** START OF MATERIAL **

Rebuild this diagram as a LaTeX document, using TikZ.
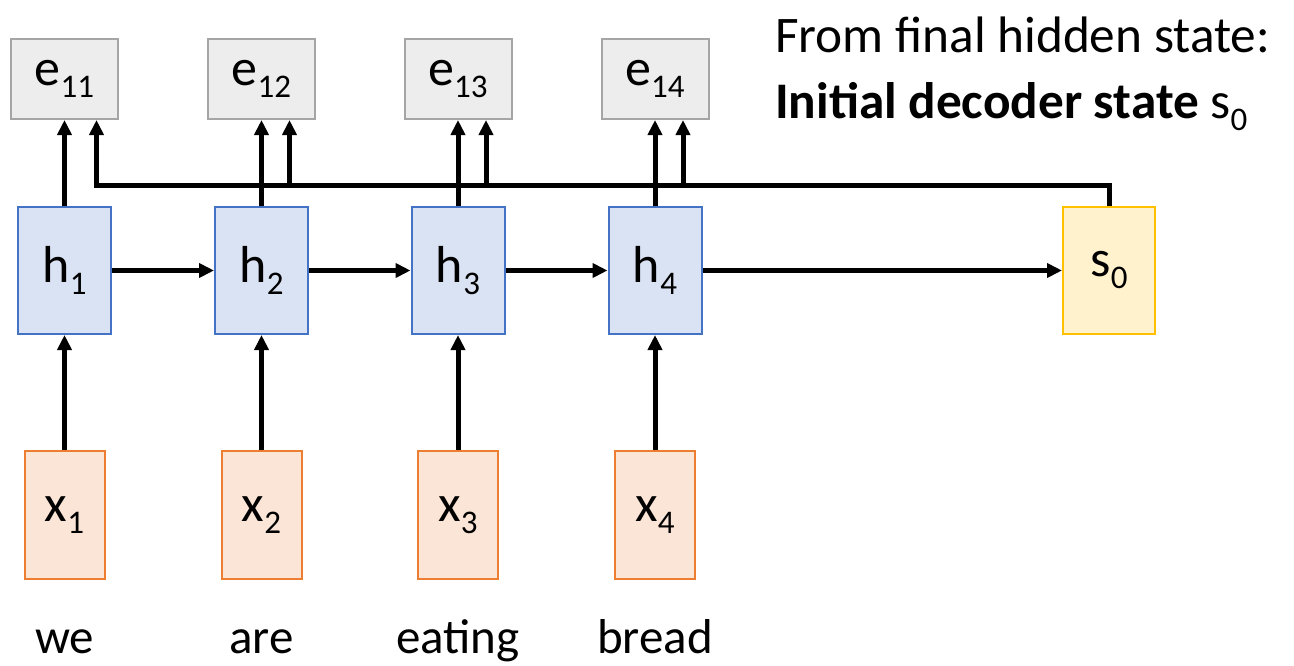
\documentclass[tikz,border=0pt]{standalone}
\usepackage{fontspec}
\setmainfont{Carlito}
\usetikzlibrary{arrows.meta,calc}

\definecolor{eFill}{RGB}{237,237,237}
\definecolor{eLine}{RGB}{165,165,165}
\definecolor{hFill}{RGB}{218,227,243}
\definecolor{hLine}{RGB}{68,114,196}
\definecolor{xFill}{RGB}{251,229,214}
\definecolor{xLine}{RGB}{237,125,49}
\definecolor{sFill}{RGB}{255,242,204}
\definecolor{sLine}{RGB}{255,192,0}

% symbol with a lowered subscript
\newcommand\sym[2]{#1\raisebox{-12pt}{\fontsize{33}{36}\selectfont #2}}

\begin{document}
\begin{tikzpicture}[x=1pt,y=-1pt,
  box/.style={draw,line width=2pt,inner sep=0pt,font=\fontsize{52}{56}\selectfont},
  ebox/.style={box,draw=eLine,fill=eFill,minimum width=107pt,minimum height=80pt},
  hbox/.style={box,draw=hLine,fill=hFill,minimum width=93pt,minimum height=127pt},
  xbox/.style={box,draw=xLine,fill=xFill,minimum width=80pt,minimum height=128pt},
  sbox/.style={box,draw=sLine,fill=sFill,minimum width=92pt,minimum height=127pt},
  word/.style={anchor=base,inner sep=0pt,font=\fontsize{49}{54}\selectfont},
  captext/.style={anchor=base west,inner sep=0pt,font=\fontsize{51.3}{56}\selectfont},
  arr/.style={line width=5pt,-{Triangle[length=15pt,width=14pt]}}]
\useasboundingbox (0,0) rectangle (1294,665);

% encoder columns
\foreach \i/\xc/\w in {1/64.5/we,2/261.5/are,3/458/eating,4/655/bread}{
  \node[ebox] (e\i) at (\xc,79) {\sym{e}{1\i}};
  \node[hbox] (h\i) at (\xc,270.5) {\sym{h}{\i}};
  \node[xbox] (x\i) at (\xc,515) {\sym{x}{\i}};
  \node[word] (w\i) at (\xc,653) {\w};
}
\node[sbox] (s0) at (1109,270.5) {\sym{s}{0}};

% caption
\node[captext] (cap1) at (775,52) {From final hidden state:};
\node[captext] (cap2) at (775,118) {\textbf{Initial decoder state} \sym{s}{0}};

% inputs and recurrence
\foreach \i in {1,...,4}{
  \draw[arr] (x\i.north) -- (h\i.south);
  \draw[arr] (h\i.north) -- (e\i.south);
}
\draw[arr] (h1.east) -- (h2.west);
\draw[arr] (h2.east) -- (h3.west);
\draw[arr] (h3.east) -- (h4.west);
\draw[arr] (h4.east) -- (s0.west);

% decoder state fed to every score
\coordinate (bus) at (0,185);
\coordinate (t1) at ($(e1.south)+(32,0)$);
\coordinate (t2) at ($(e2.south)+(28,0)$);
\coordinate (t3) at ($(e3.south)+(28,0)$);
\coordinate (t4) at ($(e4.south)+(28,0)$);
\draw[arr] (s0.north) |- (bus -| t1) -- (t1);
\foreach \i in {2,3,4}{
  \draw[arr] (bus -| t\i) -- (t\i);
}
\end{tikzpicture}
\end{document}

** END OF MATERIAL **

# WHAT TO DO:
In the copy, include no pictures; restate the listing above exactly.

# EXPECTED ANSWER:
Rebuild this diagram as a LaTeX document, using TikZ.
\documentclass[tikz,border=0pt]{standalone}
\usepackage{fontspec}
\setmainfont{Carlito}
\usetikzlibrary{arrows.meta,calc}

\definecolor{eFill}{RGB}{237,237,237}
\definecolor{eLine}{RGB}{165,165,165}
\definecolor{hFill}{RGB}{218,227,243}
\definecolor{hLine}{RGB}{68,114,196}
\definecolor{xFill}{RGB}{251,229,214}
\definecolor{xLine}{RGB}{237,125,49}
\definecolor{sFill}{RGB}{255,242,204}
\definecolor{sLine}{RGB}{255,192,0}

% symbol with a lowered subscript
\newcommand\sym[2]{#1\raisebox{-12pt}{\fontsize{33}{36}\selectfont #2}}

\begin{document}
\begin{tikzpicture}[x=1pt,y=-1pt,
  box/.style={draw,line width=2pt,inner sep=0pt,font=\fontsize{52}{56}\selectfont},
  ebox/.style={box,draw=eLine,fill=eFill,minimum width=107pt,minimum height=80pt},
  hbox/.style={box,draw=hLine,fill=hFill,minimum width=93pt,minimum height=127pt},
  xbox/.style={box,draw=xLine,fill=xFill,minimum width=80pt,minimum height=128pt},
  sbox/.style={box,draw=sLine,fill=sFill,minimum width=92pt,minimum height=127pt},
  word/.style={anchor=base,inner sep=0pt,font=\fontsize{49}{54}\selectfont},
  captext/.style={anchor=base west,inner sep=0pt,font=\fontsize{51.3}{56}\selectfont},
  arr/.style={line width=5pt,-{Triangle[length=15pt,width=14pt]}}]
\useasboundingbox (0,0) rectangle (1294,665);

% encoder columns
\foreach \i/\xc/\w in {1/64.5/we,2/261.5/are,3/458/eating,4/655/bread}{
  \node[ebox] (e\i) at (\xc,79) {\sym{e}{1\i}};
  \node[hbox] (h\i) at (\xc,270.5) {\sym{h}{\i}};
  \node[xbox] (x\i) at (\xc,515) {\sym{x}{\i}};
  \node[word] (w\i) at (\xc,653) {\w};
}
\node[sbox] (s0) at (1109,270.5) {\sym{s}{0}};

% caption
\node[captext] (cap1) at (775,52) {From final hidden state:};
\node[captext] (cap2) at (775,118) {\textbf{Initial decoder state} \sym{s}{0}};

% inputs and recurrence
\foreach \i in {1,...,4}{
  \draw[arr] (x\i.north) -- (h\i.south);
  \draw[arr] (h\i.north) -- (e\i.south);
}
\draw[arr] (h1.east) -- (h2.west);
\draw[arr] (h2.east) -- (h3.west);
\draw[arr] (h3.east) -- (h4.west);
\draw[arr] (h4.east) -- (s0.west);

% decoder state fed to every score
\coordinate (bus) at (0,185);
\coordinate (t1) at ($(e1.south)+(32,0)$);
\coordinate (t2) at ($(e2.south)+(28,0)$);
\coordinate (t3) at ($(e3.south)+(28,0)$);
\coordinate (t4) at ($(e4.south)+(28,0)$);
\draw[arr] (s0.north) |- (bus -| t1) -- (t1);
\foreach \i in {2,3,4}{
  \draw[arr] (bus -| t\i) -- (t\i);
}
\end{tikzpicture}
\end{document}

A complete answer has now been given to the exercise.